HPCUG Presentation

Comparing Parallel Programming Paradigms And Their Applicability

Henry Strauss, Hewlett-Packard GmbH

Presenting Author: Strauss (strauss@rsn.hp.com)

Abstract

We present an overview of different ways to exploit parallism inherent to various application areas of high-performance computing like mechanical design automation (MDA), electronic design automation (EDA), and computational chemistry.
From a computer design point of view, one typically distinguishes between shared- and distributed-memory programming since these are the native ways to program machines with global and local memory, respectively.
However, some interesting developments happened over the past few years:
1. The native programming method of distributed-memory machines, message passing, became available on shared-memory systems, too, because the Message Passing Interface (MPI) has been established as the de-facto standard.
2. Efficiently implemented MPI libraries on global-memory machines give better performance, in terms of latency and bandwidth numbers as well as of moderately parallel application runtimes, than their counterparts on local-memory machines.
3. Although pure message passing seems to scale better, i.e. to larger numbers of cpus, its applicability and efficiency is limited to certain classes of problems with certain characteristics like static load balancing.
Distributed-memory programming via message-passing often, for example in computational fluid dynamics (CFD), means domain decomposition.
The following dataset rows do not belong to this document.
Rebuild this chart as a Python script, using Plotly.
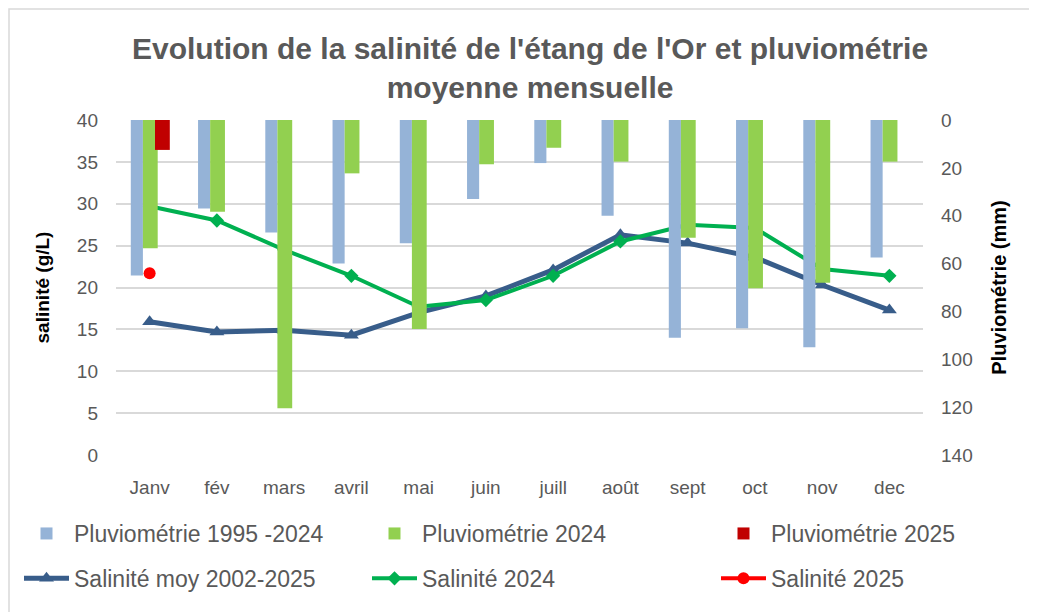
import plotly.graph_objects as go

months = ["Janv", "fév", "mars", "avril", "mai", "juin", "juill", "août", "sept", "oct", "nov", "dec"]
pluvio_1995_2024 = [65, 37, 47, 60, 51.5, 33, 18, 40, 91, 87, 95, 57.5]
pluvio_2024 = [53.6, 38.3, 120.5, 22.3, 87.3, 18.5, 11.6, 17.4, 49.2, 70.3, 68, 17.4]
pluvio_2025 = [12.5]
sal_moy = [15.9, 14.7, 14.9, 14.3, 17.0, 19.0, 22.1, 26.3, 25.3, 23.6, 20.3, 17.3]
sal_2024 = [29.7, 28.0, 24.5, 21.4, 17.7, 18.5, 21.4, 25.5, 27.5, 27.1, 22.2, 21.4]
sal_2025 = [21.7]

FONT = "Liberation Sans"
GRAY = "#595959"
# page has an 8px body margin: the figure starts at (8, 8)
OX, OY = 8, 8
W, H = 1037 - OX, 612 - OY
L, R = 116 - OX, 1037 - 923
T, B = 120 - OY, 612 - 455
PW, PH = W - L - R, H - T - B


def px_x(p):
    return (p - OX - L) / PW


def px_y(p):
    return (H + OY - B - p) / PH


fig = go.Figure()
fig.add_trace(go.Bar(x=months, y=pluvio_1995_2024, name="Pluviométrie 1995 -2024",
                     marker=dict(color="#95B3D7", line=dict(width=0)),
                     width=0.18, offset=-0.28, yaxis="y2", legend="legend", legendgroup="a"))
fig.add_trace(go.Bar(x=months, y=pluvio_2024, name="Pluviométrie 2024",
                     marker=dict(color="#92D050", line=dict(width=0)),
                     width=0.22, offset=-0.10, yaxis="y2", legend="legend2", legendgroup="b"))
fig.add_trace(go.Bar(x=months[:1], y=pluvio_2025, name="Pluviométrie 2025",
                     marker=dict(color="#C00000", line=dict(width=0)),
                     width=0.22, offset=0.08, yaxis="y2", legend="legend3", legendgroup="c"))
fig.add_trace(go.Scatter(x=months, y=sal_moy, name="Salinité moy 2002-2025", mode="lines+markers",
                         line=dict(color="#385D8A", width=5),
                         marker=dict(symbol="triangle-up", size=13, color="#385D8A"),
                         legend="legend", legendgroup="d"))
fig.add_trace(go.Scatter(x=months, y=sal_2024, name="Salinité 2024", mode="lines+markers",
                         line=dict(color="#00B050", width=4),
                         marker=dict(symbol="diamond", size=11, color="#00B050"),
                         legend="legend2", legendgroup="e"))
fig.add_trace(go.Scatter(x=months[:1], y=sal_2025, name="Salinité 2025", mode="lines+markers",
                         line=dict(color="#FF0000", width=4),
                         marker=dict(symbol="circle", size=12, color="#FF0000"),
                         legend="legend3", legendgroup="f"))

leg_common = dict(orientation="v", yanchor="top", xanchor="left", y=px_y(512),
                  font=dict(family=FONT, size=23, color=GRAY), traceorder="grouped",
                  itemwidth=45, tracegroupgap=12, bgcolor="rgba(0,0,0,0)")

fig.update_layout(
    width=W, height=H,
    margin=dict(l=L, r=R, t=T, b=B, autoexpand=False),
    paper_bgcolor="white", plot_bgcolor="white",
    font=dict(family=FONT, color=GRAY, size=18),
    barmode="overlay",
    showlegend=True,
    legend=dict(x=px_x(19), **leg_common),
    legend2=dict(x=px_x(367), **leg_common),
    legend3=dict(x=px_x(716), **leg_common),
    xaxis=dict(type="category", showgrid=False, showline=False, ticks="",
               tickfont=dict(size=19, color=GRAY), range=[-0.5, 11.5], ticklabelstandoff=19),
    yaxis=dict(range=[0, 40], dtick=5, showgrid=True, gridcolor="#D9D9D9", gridwidth=2,
               zeroline=False, showline=False, ticks="", ticklabelstandoff=17,
               tickfont=dict(size=19, color=GRAY),
               title=dict(text="<b>salinité (g/L)</b>", font=dict(size=19, color="black"), standoff=22)),
    yaxis2=dict(overlaying="y", side="right", range=[140, 0], dtick=20, showgrid=False,
                zeroline=False, showline=False, ticks="", ticklabelstandoff=17,
                tickfont=dict(size=19, color=GRAY),
                title=dict(text="<b>Pluviométrie (mm)</b>", font=dict(size=20, color="black"), standoff=20)),
    annotations=[dict(text="<b>Evolution de la salinité de l'étang de l'Or et pluviométrie<br>moyenne mensuelle</b>",
                      xref="paper", yref="paper", x=px_x(530), y=px_y(30),
                      xanchor="center", yanchor="top", showarrow=False,
                      font=dict(family=FONT, size=30, color=GRAY), align="center")],
    shapes=[dict(type="rect", xref="paper", yref="paper",
                 x0=px_x(9), x1=px_x(1040), y0=px_y(620), y1=px_y(9),
                 line=dict(color="#D9D9D9", width=1.5), fillcolor="rgba(0,0,0,0)", layer="below")],
)

fig.write_html("out.html")
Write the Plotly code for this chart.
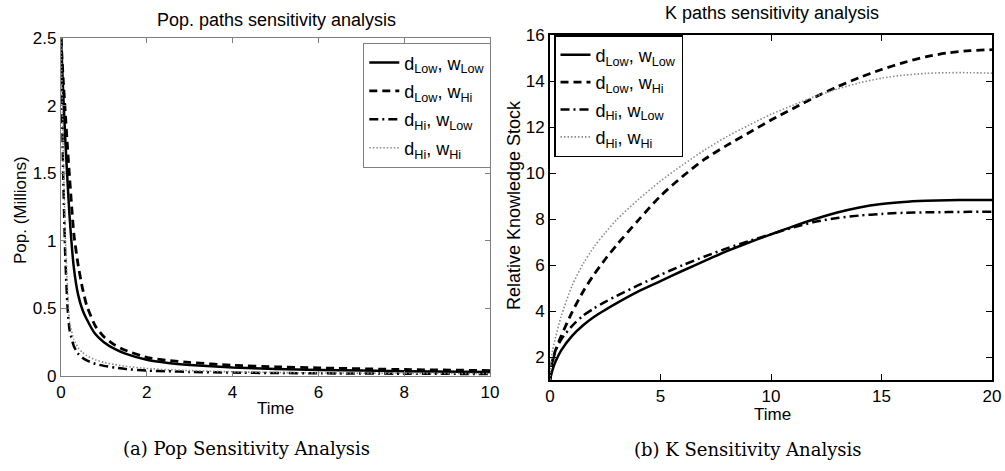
import plotly.graph_objects as go

# ---------------- data: population paths ----------------
pop_t = [0, 0.05, 0.1, 0.15, 0.2, 0.3, 0.4, 0.5, 0.6, 0.8, 1.0, 1.25, 1.5, 2, 2.5, 3, 4, 5, 6, 8, 10]
pop_dlow_wlow = [2.5, 2.1, 1.75, 1.45, 1.18, 0.8, 0.6, 0.49, 0.42, 0.31, 0.25, 0.20, 0.165, 0.12, 0.097, 0.082, 0.062, 0.052, 0.045, 0.036, 0.03]
pop_dlow_whi = [2.5, 2.2, 1.95, 1.7, 1.47, 1.05, 0.82, 0.65, 0.52, 0.37, 0.29, 0.23, 0.19, 0.138, 0.115, 0.10, 0.08, 0.068, 0.06, 0.048, 0.04]
pop_dhi_wlow = [2.5, 1.5, 0.88, 0.52, 0.34, 0.22, 0.165, 0.135, 0.115, 0.09, 0.075, 0.062, 0.052, 0.04, 0.035, 0.03, 0.025, 0.022, 0.02, 0.017, 0.015]
pop_dhi_whi = [2.5, 1.7, 1.05, 0.66, 0.4, 0.27, 0.21, 0.175, 0.15, 0.12, 0.10, 0.085, 0.072, 0.056, 0.046, 0.04, 0.031, 0.026, 0.023, 0.02, 0.018]

# ---------------- data: knowledge stock paths ----------------
k_t = [0, 0.1, 0.25, 0.5, 1, 1.5, 2, 2.5, 3, 4, 5, 6, 7, 8, 9, 10, 11, 12, 13, 14, 15, 16, 17, 18, 19, 20]
k_dlow_wlow = [1.0, 1.4, 1.8, 2.28, 2.92, 3.38, 3.75, 4.05, 4.33, 4.85, 5.3, 5.75, 6.18, 6.6, 6.98, 7.33, 7.68, 8.0, 8.28, 8.5, 8.65, 8.74, 8.79, 8.82, 8.83, 8.83]
k_dlow_whi = [1.0, 1.8, 2.3, 2.9, 3.95, 4.85, 5.6, 6.25, 6.85, 7.95, 9.0, 9.85, 10.6, 11.2, 11.75, 12.3, 12.8, 13.3, 13.75, 14.15, 14.5, 14.8, 15.05, 15.22, 15.32, 15.36]
k_dhi_wlow = [1.0, 1.7, 2.25, 2.75, 3.35, 3.8, 4.12, 4.4, 4.65, 5.12, 5.57, 5.99, 6.37, 6.72, 7.04, 7.34, 7.63, 7.88, 8.04, 8.15, 8.22, 8.27, 8.29, 8.3, 8.31, 8.32]
k_dhi_whi = [1.0, 2.2, 2.85, 3.75, 5.1, 6.05, 6.8, 7.4, 7.95, 8.85, 9.65, 10.35, 11.0, 11.58, 12.08, 12.55, 12.95, 13.33, 13.65, 13.92, 14.12, 14.25, 14.33, 14.36, 14.36, 14.34]

series_names = ["d<sub>Low</sub>, w<sub>Low</sub>", "d<sub>Low</sub>, w<sub>Hi</sub>",
                "d<sub>Hi</sub>, w<sub>Low</sub>", "d<sub>Hi</sub>, w<sub>Hi</sub>"]

pop_xticks = [0, 2, 4, 6, 8, 10]
pop_yticks = [0, 0.5, 1, 1.5, 2, 2.5]
pop_yticklabels = ["0", "0.5", "1", "1.5", "2", "2.5"]
k_xticks = [0, 5, 10, 15, 20]
k_yticks = [2, 4, 6, 8, 10, 12, 14, 16]

styles = [
    dict(color="black", width=2.5, dash="solid"),
    dict(color="black", width=2.8, dash="8px,5px"),
    dict(color="black", width=2.5, dash="9px,4px,2px,4px"),
    dict(color="#8a8a8a", width=1.6, dash="1.5px,2px"),
]

W, H = 1005, 471
def px_x(p): return p / W
def px_y(p): return 1 - p / H

FONT = "Liberation Sans, Arial, sans-serif"
SERIF = "DejaVu Serif, serif"

fig = go.Figure()
pop_series = [pop_dlow_wlow, pop_dlow_whi, pop_dhi_wlow, pop_dhi_whi]
k_series = [k_dlow_wlow, k_dlow_whi, k_dhi_wlow, k_dhi_whi]
for i, (name, ys, st) in enumerate(zip(series_names, pop_series, styles)):
    fig.add_trace(go.Scatter(x=pop_t, y=ys, mode="lines", name=name, legendgroup=f"p{i}",
                             line=dict(shape="spline", smoothing=0.5, **st),
                             xaxis="x", yaxis="y", legend="legend"))
for i, (name, ys, st) in enumerate(zip(series_names, k_series, styles)):
    fig.add_trace(go.Scatter(x=k_t, y=ys, mode="lines", name=name, legendgroup=f"k{i}",
                             line=dict(shape="spline", smoothing=0.8, **st),
                             xaxis="x2", yaxis="y2", legend="legend2"))

common = dict(ticks="inside", mirror="ticks", showline=True, showgrid=False, zeroline=False,
              automargin=False, tickfont=dict(family=FONT, size=17, color="black"))

fig.update_layout(
    width=W, height=H, margin=dict(l=0, r=0, t=0, b=0, pad=0, autoexpand=False),
    paper_bgcolor="white", plot_bgcolor="white",
    showlegend=True,
    xaxis=dict(domain=[px_x(61), px_x(490)], range=[0, 10], tickvals=pop_xticks, anchor="y",
               linecolor="#808080", linewidth=1.3, tickcolor="#808080", ticklen=5, **common),
    yaxis=dict(domain=[px_y(376), px_y(38)], range=[0, 2.5], tickvals=pop_yticks, ticktext=pop_yticklabels, anchor="x",
               linecolor="#808080", linewidth=1.3, tickcolor="#808080", ticklen=5, **common),
    xaxis2=dict(domain=[px_x(550), px_x(992)], range=[0, 20], tickvals=k_xticks, anchor="y2",
                linecolor="black", linewidth=2, tickcolor="black", ticklen=6, **common),
    yaxis2=dict(domain=[px_y(380), px_y(35)], range=[1, 16], tickvals=k_yticks, anchor="x2",
                linecolor="black", linewidth=2, tickcolor="black", ticklen=6, **common),
    legend=dict(x=px_x(491), y=px_y(43), xanchor="right", yanchor="top",
                bgcolor="white", bordercolor="#808080", borderwidth=1.3,
                font=dict(family=FONT, size=18, color="black"), tracegroupgap=2),
    legend2=dict(x=px_x(554), y=px_y(35), xanchor="left", yanchor="top",
                 bgcolor="white", bordercolor="black", borderwidth=1.5,
                 font=dict(family=FONT, size=18, color="black"), tracegroupgap=1),
)

annos = [
    dict(text="Pop. paths sensitivity analysis", x=px_x(276), y=px_y(20), size=18, family=FONT, angle=0),
    dict(text="K paths sensitivity analysis", x=px_x(772), y=px_y(13), size=18, family=FONT, angle=0),
    dict(text="Time", x=px_x(275), y=px_y(408), size=17, family=FONT, angle=0),
    dict(text="Time", x=px_x(772), y=px_y(414), size=17, family=FONT, angle=0),
    dict(text="Pop. (Millions)", x=px_x(20), y=px_y(210), size=17, family=FONT, angle=-90),
    dict(text="Relative Knowledge Stock", x=px_x(514), y=px_y(205), size=18, family=FONT, angle=-90),
    dict(text="(a) Pop Sensitivity Analysis", x=px_x(246), y=px_y(448), size=18, family=SERIF, angle=0),
    dict(text="(b) K Sensitivity Analysis", x=px_x(748), y=px_y(449), size=18, family=SERIF, angle=0),
]
for a in annos:
    fig.add_annotation(text=a["text"], x=a["x"], y=a["y"], xref="paper", yref="paper",
                       xanchor="center", yanchor="middle", showarrow=False, textangle=a["angle"],
                       font=dict(family=a["family"], size=a["size"], color="black"))

fig.write_html("out.html")
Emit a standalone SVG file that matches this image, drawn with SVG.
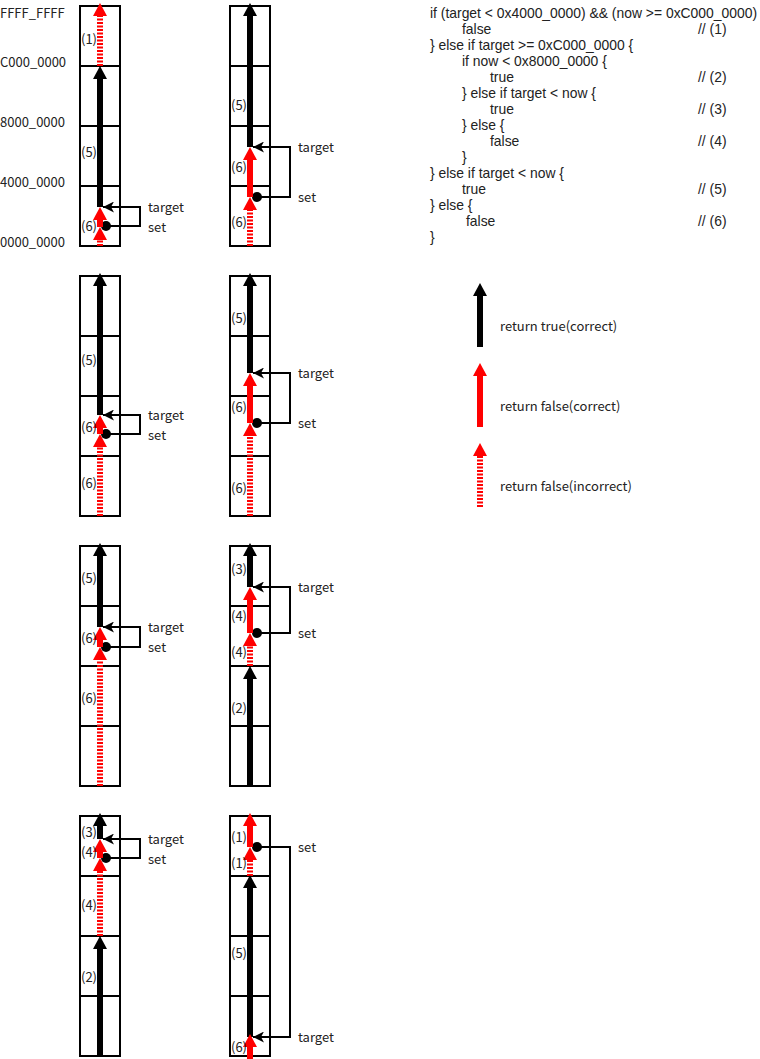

Although this is a viable approach some limitations with it on distributed-memory machines begin to become visible:
E.g. local and/or adaptive mesh refinement is a feature of state-of-the-art MDA software packages which is hard to implement on a distributed-memory machine using message-passing as the only paradigm available on such systems. And when its implemented the parallel efficiency drops dramatically since it is too expensive to redistribute the mesh data on a local-memory machine.
So, it is necessary to combine different programming approaches in order to achieve new levels of functionality and performance.